I love lists, reading them and making them. My descriptions are either short or else nonexistent, if I think the title covers it or the book is well-known, but I’d be happy to expound on any title.
Best of 2012 in no order:
- Children of the Sun: A Narrative of Decadence in England after 1918, by Martin Green.
Tender is the Night, by F. Scott Fitzgerald
A Compass Error, by Sybille Bedford: the account of how a thoughtless moment can alter a life.
A Moveable Feast, by Ernest Hemingway
Chronicle in Stone, by Ismail Kadare: WWII in Albania, as seen through the eyes of a boy.
Under Gemini, by Isabel Bolton: a memoir of growing up with a twin at the end of the 19th century.
The Wages Of Guilt: Memories Of War In Germany And Japan, by Ian Buruma.
The Hare With Amber Eyes: A Family's Century of Art and Loss, by Edmund de Waal
Worst of 2012: I’m not including books where I should have known better or where my expectations weren’t high (those Georgette Heyers!), only ones where I expected much, much more.

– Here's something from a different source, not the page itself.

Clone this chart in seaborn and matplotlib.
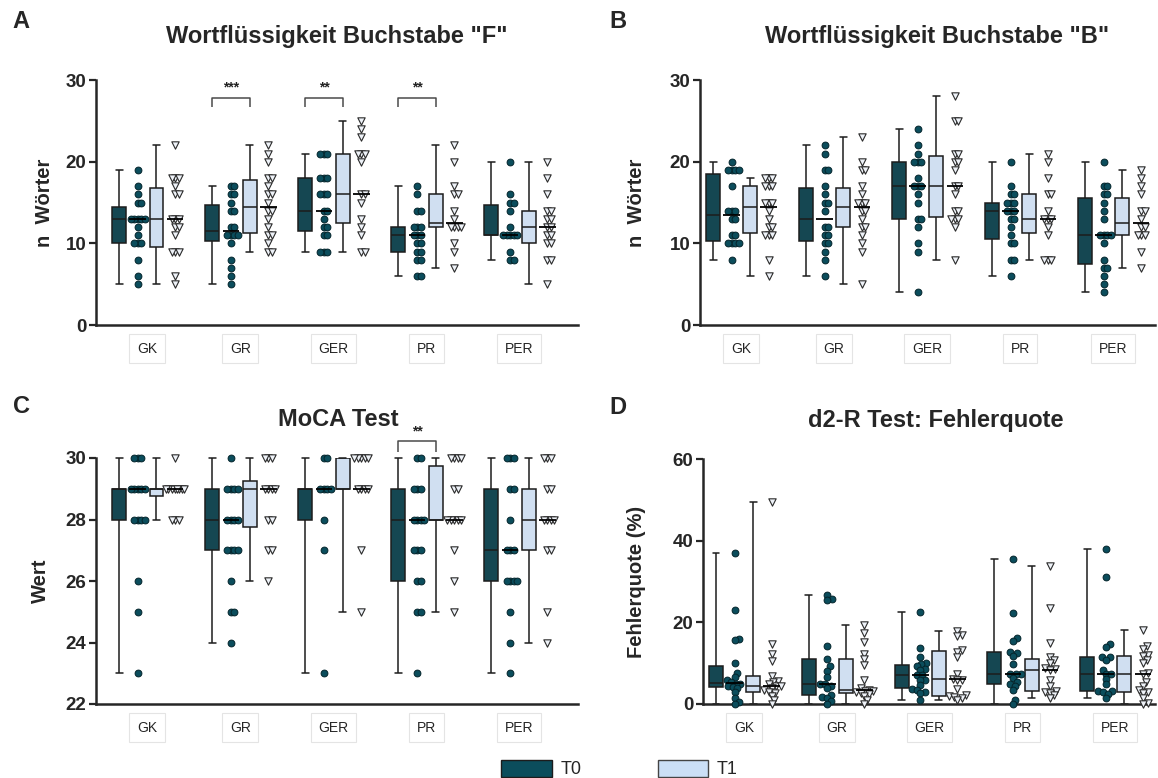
import warnings
warnings.filterwarnings("ignore")
import numpy as np
import pandas as pd
import matplotlib
matplotlib.use("Agg")
import matplotlib.pyplot as plt
from matplotlib.patches import Patch
import seaborn as sns

sns.set_style("ticks")
plt.rcParams["font.family"] = ["Liberation Sans", "DejaVu Sans"]

# ---------------- data ----------------
GROUPS = ["GK", "GR", "GER", "PR", "PER"]

# Panel A: Wortflüssigkeit Buchstabe "F" (order GK, GR, GER, PR, PER)
F_T0 = [
    [19, 17, 16, 15, 15, 13, 13, 13, 13, 13, 12, 11, 10, 10, 10, 8, 6, 5],
    [17, 17, 16, 16, 15, 14, 14, 12, 12, 11, 11, 11, 11, 10, 8, 7, 6, 5],
    [21, 21, 21, 18, 18, 18, 16, 16, 16, 14, 14, 13, 12, 12, 11, 11, 9, 9, 9],
    [17, 16, 14, 14, 12, 12, 12, 11, 11, 11, 10, 10, 9, 9, 8, 8, 6, 6],
    [20, 16, 15, 15, 14, 12, 11, 11, 11, 11, 11, 9, 8, 8],
]
F_T1 = [
    [22, 18, 18, 18, 17, 16, 16, 13, 13, 13, 12, 12, 11, 9, 9, 9, 6, 5],
    [22, 21, 20, 18, 18, 17, 16, 16, 15, 14, 14, 13, 12, 11, 11, 10, 9, 9],
    [25, 24, 23, 21, 21, 21, 20, 16, 16, 15, 13, 12, 11, 9, 9],
    [22, 20, 17, 16, 16, 14, 13, 12, 12, 12, 12, 10, 9, 7],
    [20, 18, 16, 14, 14, 13, 13, 12, 12, 11, 11, 10, 10, 8, 8, 5],
]

# Panel B: Wortflüssigkeit Buchstabe "B"
B_T0 = [
    [20, 19, 19, 19, 19, 17, 14, 14, 14, 13, 13, 11, 11, 10, 10, 10, 10, 8],
    [22, 21, 19, 19, 17, 16, 15, 15, 14, 12, 12, 11, 11, 10, 10, 9, 8, 6],
    [24, 22, 21, 20, 20, 20, 18, 17, 17, 17, 16, 15, 13, 13, 12, 10, 9, 4],
    [20, 17, 16, 16, 15, 15, 15, 14, 14, 14, 13, 13, 12, 11, 10, 10, 8, 8, 6],
    [20, 17, 17, 16, 16, 15, 14, 13, 11, 11, 11, 11, 10, 8, 7, 7, 6, 5, 4],
]
B_T1 = [
    [18, 18, 18, 17, 17, 17, 15, 15, 15, 14, 13, 12, 12, 11, 11, 11, 8, 6],
    [23, 20, 19, 19, 17, 16, 15, 15, 15, 14, 14, 13, 12, 12, 11, 10, 9, 5],
    [28, 25, 25, 21, 21, 20, 20, 19, 17, 17, 16, 14, 14, 13, 13, 13, 12, 8],
    [21, 20, 18, 16, 16, 14, 13, 13, 13, 12, 11, 8, 8, 8],
    [19, 18, 17, 16, 14, 14, 13, 12, 12, 11, 11, 11, 9, 7],
]

# Panel C: MoCA Test
MOCA_T0 = [
    [30, 30, 30, 29, 29, 29, 29, 29, 28, 28, 28, 28, 26, 25, 23],
    [30, 29, 29, 29, 29, 28, 28, 28, 28, 27, 27, 27, 27, 26, 25, 25, 24],
    [30, 30, 29, 29, 29, 29, 28, 27, 23],
    [30, 30, 29, 29, 29, 28, 28, 28, 28, 27, 27, 27, 26, 26, 25, 25, 23],
    [30, 30, 30, 29, 29, 28, 27, 27, 27, 26, 26, 26, 26, 25, 24, 23],
]
MOCA_T1 = [
    [30, 29, 29, 29, 29, 29, 29, 29, 29, 28, 28, 28],
    [30, 30, 30, 29, 29, 29, 29, 28, 28, 27, 27, 26],
    [30, 30, 30, 30, 30, 29, 29, 29, 29, 27, 25],
    [30, 30, 30, 30, 29, 29, 28, 28, 28, 28, 28, 27, 26, 25],
    [30, 30, 30, 29, 29, 28, 28, 28, 28, 27, 27, 25, 24],
]

# Panel D: d2-R Test Fehlerquote (%)
D2_T0 = [
    [37, 23, 16, 15.7, 10, 7.5, 6.5, 6, 5.5, 5, 5, 4.5, 4.2, 4, 3, 1.5, 0.5, 0],
    [26.7, 25.6, 25.4, 14.2, 11, 9.2, 8.2, 6.7, 5, 4.8, 4.5, 3.8, 2.2, 1.8, 1.5, 0.8, 0],
    [22.6, 13.8, 11.4, 10, 9.7, 9.2, 8.5, 8.3, 7.1, 7, 6, 5.9, 4.7, 3.6, 3.5, 3, 2.6, 1.1],
    [35.6, 22.4, 16.1, 15.5, 12.8, 12.4, 11.8, 9.7, 7.4, 7.3, 7.3, 6.3, 5.5, 4.8, 4.5, 3.4, 1.1, 0],
    [38, 31.1, 14.6, 14, 11.6, 11.4, 10.8, 8.3, 7.3, 7.3, 6.1, 4.8, 3.3, 3.2, 3, 2.5, 1.4],
]
D2_T1 = [
    [49.5, 14.7, 12.3, 10.6, 6.8, 5.7, 5.5, 5, 4.3, 4.3, 4, 3.5, 3, 2.8, 2, 1, 0],
    [19.4, 17.3, 15.3, 12.3, 11, 9.6, 5.9, 4, 3.35, 3.3, 3.2, 3, 2.8, 2.5, 2, 1, 0],
    [18, 17, 16.7, 13.2, 12.8, 11.4, 7.4, 6.2, 6, 5.8, 3.6, 2.1, 2, 1.8, 1.5, 1],
    [33.9, 23.6, 15, 11.4, 10.8, 10, 8.7, 8.5, 8.3, 6, 4.3, 3.3, 3, 2.8, 2.2, 1.4],
    [18.1, 14.2, 13.4, 12, 11.8, 10.8, 10, 7.5, 7.3, 5.5, 4.5, 3.4, 3, 2.6, 1.4, 0.2, 0],
]

# significance annotations: (group, stars)
SIG_A = [("GR", "***"), ("GER", "**"), ("PR", "**")]
SIG_C = [("PR", "**")]

# ---------------- style ----------------
W, H = 1158, 778
DARK = "#0b4d5c"
LIGHT = "#cbdff6"
TRI = "#eef2f8"
SLOTS = ["T0 box", "T0 pts", "T1 box", "T1 pts"]
PAL = {"T0 box": DARK, "T0 pts": DARK, "T1 box": LIGHT, "T1 pts": TRI}
SLOT_SHIFT = {"T0": -0.1, "T1": 0.3}   # centre of the point columns (dodge slots)

fig = plt.figure(figsize=(W / 100, H / 100), dpi=100)


def axes_at(left, right, top, bottom):
    return fig.add_axes([left / W, 1 - bottom / H, (right - left) / W, (bottom - top) / H])


def make_df(t0, t1):
    rows = []
    for t, lists in (("T0", t0), ("T1", t1)):
        for g, vals in zip(GROUPS, lists):
            for v in vals:
                rows.append((g, t, v))
    df = pd.DataFrame(rows, columns=["group", "time", "value"])
    df["box"] = df["time"] + " box"
    df["pts"] = df["time"] + " pts"
    return df


def swarm_offsets(values, py, min_dist, max_half, px_x):
    """GraphPad-like column scatter: spread close/tied points sideways (pixel space)."""
    values = np.asarray(values, dtype=float)
    order = np.argsort(values, kind="stable")
    cand = [0.0]
    o = 0.25
    while o <= max_half + 1e-9:
        cand += [o, -o]
        o += 0.25
    placed = []
    offs = np.zeros(len(values))
    for i in order:
        y = values[i] * py
        best = None
        for c in cand:
            if all((c - qx) ** 2 + (y - qy) ** 2 >= min_dist ** 2 for qx, qy in placed):
                best = c
                break
        if best is None:
            best = max(cand, key=lambda c: min((c - qx) ** 2 + (y - qy) ** 2 for qx, qy in placed))
        placed.append((best, y))
        offs[i] = best / px_x
    return offs


def draw(ax, t0, t1, ylim, yticks, xlim, ylabel, ylabel_x, min_dist, max_half):
    df = make_df(t0, t1)
    pos = ax.get_position()
    px_x = pos.width * W / (xlim[1] - xlim[0])
    py = pos.height * H / (ylim[1] - ylim[0])

    common = dict(x="group", y="value", order=GROUPS, hue_order=SLOTS,
                  dodge=True, palette=PAL, legend=False, ax=ax)
    sns.boxplot(data=df, hue="box", width=0.8, gap=0.25, whis=(0, 100),
                showfliers=False, linecolor="#1c1c1c", linewidth=1.1, **common)
    sns.boxplot(data=df, hue="pts", width=0.8, gap=0.1, whis=(0, 100),
                showfliers=False, linecolor="black", linewidth=1.3,
                boxprops=dict(visible=False), whiskerprops=dict(visible=False),
                capprops=dict(visible=False),
                medianprops=dict(color="black", linewidth=1.3, zorder=4),
                **common)

    df["xpos"] = df["group"].map(GROUPS.index).astype(float) + df["time"].map(SLOT_SHIFT)
    for (g, t), sub in df.groupby(["group", "time"]):
        df.loc[sub.index, "xpos"] += swarm_offsets(sub["value"].values, py, min_dist, max_half, px_x)

    sns.scatterplot(data=df[df["time"] == "T0"], x="xpos", y="value", color=DARK,
                    marker="o", s=24, edgecolor="#04242b", linewidth=0.7,
                    legend=False, ax=ax, zorder=3, clip_on=False)
    sns.scatterplot(data=df[df["time"] == "T1"], x="xpos", y="value", color=TRI,
                    marker="v", s=28, edgecolor="#2a2a2a", linewidth=0.8,
                    legend=False, ax=ax, zorder=3, clip_on=False)
    for ln in ax.lines:
        ln.set_clip_on(False)

    ax.set_xlim(*xlim)
    ax.set_ylim(*ylim)
    ax.set_yticks(yticks)
    ax.set_xticks(range(len(GROUPS)))
    ax.set_xticklabels(GROUPS)
    ax.set_xlabel("")
    ax.set_ylabel(ylabel, fontsize=14.5, fontweight="bold")
    ax.yaxis.set_label_coords(ylabel_x, 0.5)
    for s in ("top", "right"):
        ax.spines[s].set_visible(False)
    for s in ("left", "bottom"):
        ax.spines[s].set_linewidth(1.8)
    ax.tick_params(axis="y", length=5, width=1.6, labelsize=13.5, pad=2)
    ax.tick_params(axis="x", length=0, labelsize=10, pad=12)
    for lab in ax.get_yticklabels():
        lab.set_fontweight("bold")
    for lab in ax.get_xticklabels():
        lab.set_bbox(dict(facecolor="white", edgecolor="#e4e4e4", linewidth=0.8,
                          boxstyle="square,pad=0.55"))


def bracket(ax, group, stars, y_leg, y_top, y_txt):
    g = GROUPS.index(group)
    x0, x1 = g - 0.3, g + 0.1
    ax.plot([x0, x0, x1, x1], [y_leg, y_top, y_top, y_leg], color="#4a4a4a",
            lw=1.1, clip_on=False, solid_capstyle="butt")
    ax.text((x0 + x1) / 2, y_txt, stars, ha="center", va="bottom", fontsize=10,
            fontweight="bold", color="#222222", clip_on=False)


axA = axes_at(96, 578, 80, 325)
axB = axes_at(700, 1155, 80, 325)
axC = axes_at(96, 578, 458, 704)
axD = axes_at(703, 1155, 459, 704)

draw(axA, F_T0, F_T1, (0, 30), [0, 10, 20, 30], (-0.55, 4.63), "n  Wörter", -0.088, 3.3, 9.0)
draw(axB, B_T0, B_T1, (0, 30), [0, 10, 20, 30], (-0.44, 4.45), "n  Wörter", -0.118, 3.3, 9.0)
draw(axC, MOCA_T0, MOCA_T1, (22, 30), [22, 24, 26, 28, 30], (-0.55, 4.63), "Wert", -0.095, 3.3, 9.0)
draw(axD, D2_T0, D2_T1, (0, 60), [0, 20, 40, 60], (-0.44, 4.43), "Fehlerquote (%)", -0.125, 4.8, 9.5)

for grp, st in SIG_A:
    bracket(axA, grp, st, 26.7, 27.8, 28.2)
for grp, st in SIG_C:
    bracket(axC, grp, st, 30.2, 30.55, 30.65)

# titles and panel letters
TITLE_SIZE = 17
fig.text(337 / W, 1 - 36 / H, 'Wortflüssigkeit Buchstabe "F"', ha="center", va="center",
         fontsize=TITLE_SIZE, fontweight="bold")
fig.text(937 / W, 1 - 36 / H, 'Wortflüssigkeit Buchstabe "B"', ha="center", va="center",
         fontsize=TITLE_SIZE, fontweight="bold")
fig.text(338 / W, 1 - 420 / H, "MoCA Test", ha="center", va="center",
         fontsize=TITLE_SIZE, fontweight="bold")
fig.text(936 / W, 1 - 420 / H, "d2-R Test: Fehlerquote", ha="center", va="center",
         fontsize=TITLE_SIZE, fontweight="bold")
for letter, (px, py_) in {"A": (21, 22), "B": (618, 22), "C": (21, 406), "D": (618, 407)}.items():
    fig.text(px / W, 1 - py_ / H, letter, ha="center", va="center", fontsize=17, fontweight="bold")

handles = [Patch(facecolor=DARK, edgecolor="#1c1c1c", label="T0"),
           Patch(facecolor=LIGHT, edgecolor="#444444", label="T1")]
fig.legend(handles=handles, loc="center", bbox_to_anchor=(0.535, 1 - 769 / H), ncol=2,
           frameon=False, fontsize=13, handlelength=2.8, handleheight=1.1,
           columnspacing=4.2, handletextpad=0.5)

fig.savefig("out.png", dpi=100)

- Catherine the Great: Portrait of a Woman, by Robert K. Massie
Cloud Atlas, by David Mitchell
On Chesil Beach, by Ian McEwan
Uncommon Arrangements: Seven Portraits of Married Life in London Literary Circles 1910-1939, by Katie Roiphe
Death Comes to Pemberley, by P.D. James
The Sisters: The Saga of the Mitford Family, by Mary S. Lovell
Remains of the Day, by Kazuo Ishiguro
The Shadow of the Wind, by Carlos Ruiz Zafón
I see a few of my worst made some best lists. That’s a horse race for you.